Zafar - the poet
"Do gaz zameen bhi na mili" : Bahadur Shah Zafar in the Time of Qabristan and Shamshan
Bahadur Shah Zafar, above all, came to embody and symbolise the civilisational unity, cultural continuity and political integrity of India at her darkest hour. The moment when she refused to go gentle into that dark night, and raged, raged against the dying of the light. This is a requiem to what India was and a lamentation of what she could have been. Her aborted potential. It vividly captures the degeneration that had set in and the embers that still glowed under the heaps of ashes of the fire that was once the light and warmth of a vibrant civilisation. No wonder that the greatest cultural efflorescence since the age of Bhakti and Khusrau took place in the first half of the 19th century. Zafar presided over it, and Ghalib was its most luciferous star. Its sun. The greatest gift of the Indo-Islamic culture. The milky marbles of Taj Mahal may pale someday, but Ghalib will keep shining brighter with each passing day as humanity delve deeper into the depth of their soul and expand the horizons of their mind.
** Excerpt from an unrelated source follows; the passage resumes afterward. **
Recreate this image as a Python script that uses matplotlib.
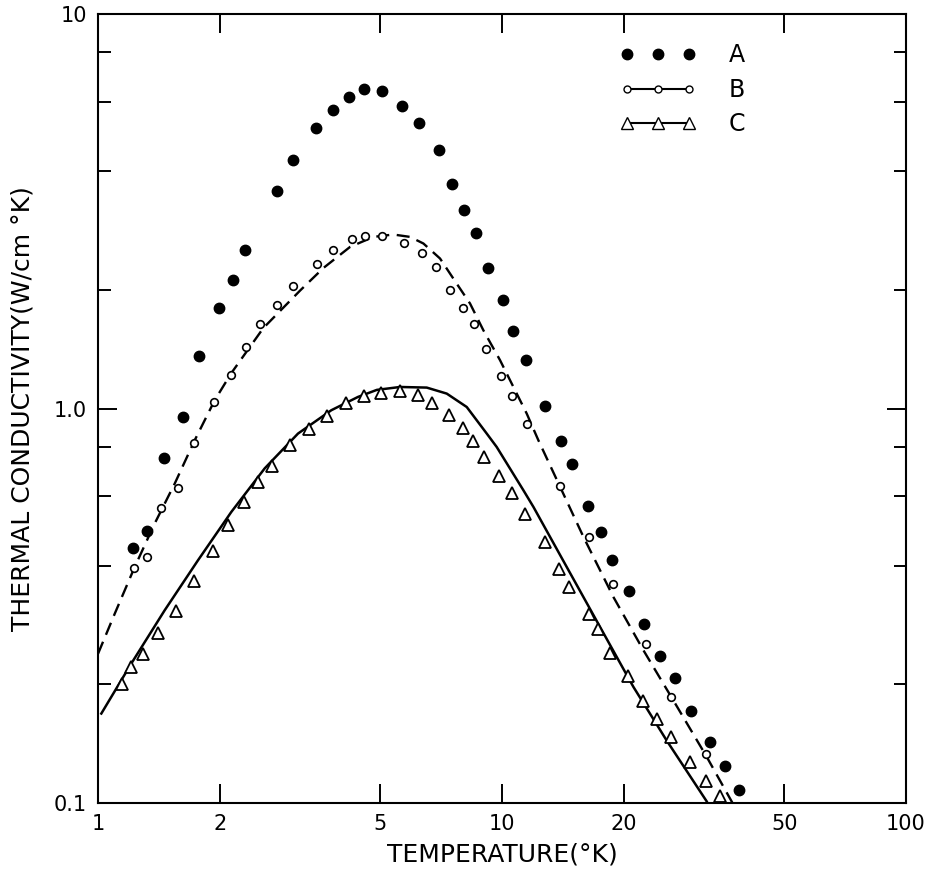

This piece is not only about Bahadur Shah ii, the Emperor of India - titular, nominal, but Emperor nevertheless - de jure, legitimate, the source of legitimacy, the focus of national emotion, the trigger of imagination and the magnet for the centripetal impulses - all so vividly displayed in the swan song of the old order which was denied the opportunity to renew and regenerate itself. We see decay, degeneration, debilitation and decrepitude. It breaks the heart to see the Emperor of India grovelling before his servant, the Governor General, for a hike in his stipend. The palace machinations, as they always are, incite a sense of loathing.
But that's not all. The piece of writing is also about Zafar, the poet. Every Mughal Emperor, from Babur to Zafar, had been a poet, litterateur and scholar. Polyglots and polymaths. Multi-lingual poets. Prof. Manager Pande's book, Mughal Badshahoń ki Hindi Kavita, is a good testimony to that bright tradition. Even Aurangzeb, the prosaic and puritan, wrote commendably good poetry in both Persian and Braj. But the first and the last have been the best. If Babur Nama is a timeless classic, a memoir which ranks with The Confessions of St. Augustine and Rousseau, Zafar's poetry, too, has stood the test of 150 years---time enough to qualify a piece of literature as a classic. Many of his couplets have been immortalised by their universal appeal, popularity and poignancy pertaining to the pathos of his life and situation.
For example,
"Kitna hai badnaseeb Zafar dafn ke liye;
Do gaz zameen bhi na mili koo-e yaar meiń",
Or,
"Ya mujhe afsar-e shahana banaya hota;
Ya mera taj gadayana banaya hota",
Or,
"Baat karni mujhe mushkil kabhi aisi to na thi;
Jaisi ab hai teri mehfil kabhi aisi to na thi".
And then, there is that heart wrenching ghazal which, though Muztar Khairabadi's, is often ascribed to Zafar because of its uncanny pertinence to his situation, (one of my favourite and befits my whole being).
"Na kisi ki aankh ka noor hooń, na kisi ke dil ka qarar hooń;
Jo kisi ke kaam na aa sake maiń wo ek musht-e ghubar hooń...".
There is another. The reverse of this obverse:
"Khuda ke waaste zahid utha na parda Kaabe ka;
Kahiń aisa na ho yań bhi wahi kafir sanam nikle".
This is Zafar's, but generally believed to be Ghalib's. Maybe, because of its supremely high quality, and also because there is a very well known ghazal by Ghalib in the same metre and rhyme,
"Hazaroń khwahisheń aisi ke har khwahish pe dum nikle;
Bahut nikle mere armaan lekin phir bhi kum nikle...".
That a couplet of Zafar could be mistaken as Ghalib's is the ultimate tribute to his oeuvre and virtuoso.
After his defeat, capture and exile to Rangoon, Zafar never wrote a word. He was denied pen and paper. The poet that he was, he must have dipped his finger in his bleeding heart to write "junooń ki hikayaat-e khooń chakań". But they were buried with his mortal remains, in 1862, in an unmarked grave, in a qabristan far away from his koo-e yaar.